## begin

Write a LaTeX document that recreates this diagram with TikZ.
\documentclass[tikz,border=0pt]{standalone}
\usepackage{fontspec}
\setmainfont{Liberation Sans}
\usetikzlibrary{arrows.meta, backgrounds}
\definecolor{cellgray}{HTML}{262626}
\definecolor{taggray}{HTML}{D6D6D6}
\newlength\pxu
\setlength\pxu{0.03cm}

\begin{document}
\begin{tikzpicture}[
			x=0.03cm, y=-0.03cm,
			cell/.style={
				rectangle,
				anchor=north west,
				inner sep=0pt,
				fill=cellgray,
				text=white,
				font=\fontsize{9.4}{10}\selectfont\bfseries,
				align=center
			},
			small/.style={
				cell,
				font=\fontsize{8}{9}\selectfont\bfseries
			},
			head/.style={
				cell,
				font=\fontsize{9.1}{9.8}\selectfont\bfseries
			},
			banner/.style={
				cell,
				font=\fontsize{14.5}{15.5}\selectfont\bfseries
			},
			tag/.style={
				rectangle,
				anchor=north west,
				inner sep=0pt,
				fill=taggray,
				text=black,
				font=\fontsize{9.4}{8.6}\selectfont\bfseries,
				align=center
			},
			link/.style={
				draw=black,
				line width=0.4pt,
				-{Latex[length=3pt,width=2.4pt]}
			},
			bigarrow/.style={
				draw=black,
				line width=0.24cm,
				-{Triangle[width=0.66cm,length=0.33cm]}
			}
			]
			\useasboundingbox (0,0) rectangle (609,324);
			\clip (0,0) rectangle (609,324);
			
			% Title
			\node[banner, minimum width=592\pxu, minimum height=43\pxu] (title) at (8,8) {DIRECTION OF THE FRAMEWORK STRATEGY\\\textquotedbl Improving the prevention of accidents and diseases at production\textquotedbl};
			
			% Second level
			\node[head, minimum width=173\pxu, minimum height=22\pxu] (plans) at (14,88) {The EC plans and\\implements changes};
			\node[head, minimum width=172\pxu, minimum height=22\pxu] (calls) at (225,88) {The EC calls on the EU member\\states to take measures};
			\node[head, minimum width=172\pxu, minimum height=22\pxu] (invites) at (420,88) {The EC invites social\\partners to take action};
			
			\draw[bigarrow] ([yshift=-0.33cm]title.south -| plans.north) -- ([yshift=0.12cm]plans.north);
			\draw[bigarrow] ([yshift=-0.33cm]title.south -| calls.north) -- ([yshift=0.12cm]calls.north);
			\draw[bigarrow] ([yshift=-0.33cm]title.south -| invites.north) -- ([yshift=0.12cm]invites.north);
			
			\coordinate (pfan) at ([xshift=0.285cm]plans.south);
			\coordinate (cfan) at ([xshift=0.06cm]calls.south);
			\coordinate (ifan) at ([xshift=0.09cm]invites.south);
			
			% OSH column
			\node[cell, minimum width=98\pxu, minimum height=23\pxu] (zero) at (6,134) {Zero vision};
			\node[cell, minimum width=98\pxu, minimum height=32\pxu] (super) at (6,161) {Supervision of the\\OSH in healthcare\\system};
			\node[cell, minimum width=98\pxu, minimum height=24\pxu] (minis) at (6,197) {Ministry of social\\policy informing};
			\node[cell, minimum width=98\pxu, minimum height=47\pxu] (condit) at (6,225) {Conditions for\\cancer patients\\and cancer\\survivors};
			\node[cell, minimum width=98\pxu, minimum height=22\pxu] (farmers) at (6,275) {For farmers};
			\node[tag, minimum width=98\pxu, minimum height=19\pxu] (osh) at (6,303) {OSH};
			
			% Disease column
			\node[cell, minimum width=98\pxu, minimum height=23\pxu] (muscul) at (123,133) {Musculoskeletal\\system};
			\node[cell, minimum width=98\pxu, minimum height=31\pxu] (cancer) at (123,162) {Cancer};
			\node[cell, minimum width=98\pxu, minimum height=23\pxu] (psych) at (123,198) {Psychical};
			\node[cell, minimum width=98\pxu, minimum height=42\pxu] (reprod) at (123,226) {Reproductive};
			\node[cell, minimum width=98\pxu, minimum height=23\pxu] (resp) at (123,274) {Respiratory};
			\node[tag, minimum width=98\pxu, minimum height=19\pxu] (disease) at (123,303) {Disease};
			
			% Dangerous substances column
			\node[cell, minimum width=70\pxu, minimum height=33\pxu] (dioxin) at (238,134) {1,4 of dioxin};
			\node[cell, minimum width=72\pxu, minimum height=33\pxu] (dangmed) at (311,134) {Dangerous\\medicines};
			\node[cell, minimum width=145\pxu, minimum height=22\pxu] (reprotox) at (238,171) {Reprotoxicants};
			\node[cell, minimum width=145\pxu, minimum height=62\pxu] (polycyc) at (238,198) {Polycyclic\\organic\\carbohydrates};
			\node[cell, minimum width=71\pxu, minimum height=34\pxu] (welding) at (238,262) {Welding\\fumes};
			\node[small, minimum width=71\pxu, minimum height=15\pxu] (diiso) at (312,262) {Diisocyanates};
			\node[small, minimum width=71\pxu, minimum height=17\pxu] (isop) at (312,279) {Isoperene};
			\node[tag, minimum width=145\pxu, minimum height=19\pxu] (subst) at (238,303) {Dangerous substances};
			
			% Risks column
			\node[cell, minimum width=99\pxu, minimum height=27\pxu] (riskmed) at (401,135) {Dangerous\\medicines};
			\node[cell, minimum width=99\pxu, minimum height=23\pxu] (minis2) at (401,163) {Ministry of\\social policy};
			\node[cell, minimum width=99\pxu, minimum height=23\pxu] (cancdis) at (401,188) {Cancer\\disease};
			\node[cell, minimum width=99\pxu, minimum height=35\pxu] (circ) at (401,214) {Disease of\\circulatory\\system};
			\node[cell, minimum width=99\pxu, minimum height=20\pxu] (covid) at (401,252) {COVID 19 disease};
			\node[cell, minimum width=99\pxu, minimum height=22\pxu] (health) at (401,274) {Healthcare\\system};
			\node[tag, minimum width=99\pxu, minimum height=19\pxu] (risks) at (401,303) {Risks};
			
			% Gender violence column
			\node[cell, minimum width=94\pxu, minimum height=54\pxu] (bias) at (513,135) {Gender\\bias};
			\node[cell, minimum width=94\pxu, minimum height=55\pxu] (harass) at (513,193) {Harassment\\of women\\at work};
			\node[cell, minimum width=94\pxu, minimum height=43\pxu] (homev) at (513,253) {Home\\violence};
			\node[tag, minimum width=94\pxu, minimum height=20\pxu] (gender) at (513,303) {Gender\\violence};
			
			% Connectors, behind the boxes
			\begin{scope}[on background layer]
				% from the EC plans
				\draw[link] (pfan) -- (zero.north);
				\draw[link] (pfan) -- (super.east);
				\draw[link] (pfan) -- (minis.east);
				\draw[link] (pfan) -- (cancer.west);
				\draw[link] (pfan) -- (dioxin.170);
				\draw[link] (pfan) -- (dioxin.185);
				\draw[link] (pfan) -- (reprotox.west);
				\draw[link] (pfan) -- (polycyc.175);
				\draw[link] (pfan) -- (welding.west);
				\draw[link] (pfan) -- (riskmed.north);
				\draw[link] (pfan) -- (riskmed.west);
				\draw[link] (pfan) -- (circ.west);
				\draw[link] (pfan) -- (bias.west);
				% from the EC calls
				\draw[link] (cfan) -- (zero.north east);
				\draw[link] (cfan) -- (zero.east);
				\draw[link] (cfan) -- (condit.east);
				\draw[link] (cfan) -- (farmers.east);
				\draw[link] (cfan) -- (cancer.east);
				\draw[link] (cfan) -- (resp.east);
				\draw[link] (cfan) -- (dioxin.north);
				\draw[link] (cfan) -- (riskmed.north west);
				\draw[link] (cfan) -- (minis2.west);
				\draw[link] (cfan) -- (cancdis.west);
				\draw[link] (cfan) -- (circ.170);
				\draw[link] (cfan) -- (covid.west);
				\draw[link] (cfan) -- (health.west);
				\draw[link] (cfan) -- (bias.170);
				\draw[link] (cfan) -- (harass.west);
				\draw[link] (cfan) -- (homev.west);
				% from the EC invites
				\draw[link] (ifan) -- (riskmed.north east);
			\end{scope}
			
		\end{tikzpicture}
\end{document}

## end

- **What is needed**:
In the listing above, please print only the lines from the first one to the line where "minimum width=592\pxu, minimum" appears, exactly as written, both of those lines included.

- **Answer in full**:
Write a LaTeX document that recreates this diagram with TikZ.
\documentclass[tikz,border=0pt]{standalone}
\usepackage{fontspec}
\setmainfont{Liberation Sans}
\usetikzlibrary{arrows.meta, backgrounds}
\definecolor{cellgray}{HTML}{262626}
\definecolor{taggray}{HTML}{D6D6D6}
\newlength\pxu
\setlength\pxu{0.03cm}

\begin{document}
\begin{tikzpicture}[
			x=0.03cm, y=-0.03cm,
			cell/.style={
				rectangle,
				anchor=north west,
				inner sep=0pt,
				fill=cellgray,
				text=white,
				font=\fontsize{9.4}{10}\selectfont\bfseries,
				align=center
			},
			small/.style={
				cell,
				font=\fontsize{8}{9}\selectfont\bfseries
			},
			head/.style={
				cell,
				font=\fontsize{9.1}{9.8}\selectfont\bfseries
			},
			banner/.style={
				cell,
				font=\fontsize{14.5}{15.5}\selectfont\bfseries
			},
			tag/.style={
				rectangle,
				anchor=north west,
				inner sep=0pt,
				fill=taggray,
				text=black,
				font=\fontsize{9.4}{8.6}\selectfont\bfseries,
				align=center
			},
			link/.style={
				draw=black,
				line width=0.4pt,
				-{Latex[length=3pt,width=2.4pt]}
			},
			bigarrow/.style={
				draw=black,
				line width=0.24cm,
				-{Triangle[width=0.66cm,length=0.33cm]}
			}
			]
			\useasboundingbox (0,0) rectangle (609,324);
			\clip (0,0) rectangle (609,324);
			
			% Title
			\node[banner, minimum width=592\pxu, minimum height=43\pxu] (title) at (8,8) {DIRECTION OF THE FRAMEWORK STRATEGY\\\textquotedbl Improving the prevention of accidents and diseases at production\textquotedbl};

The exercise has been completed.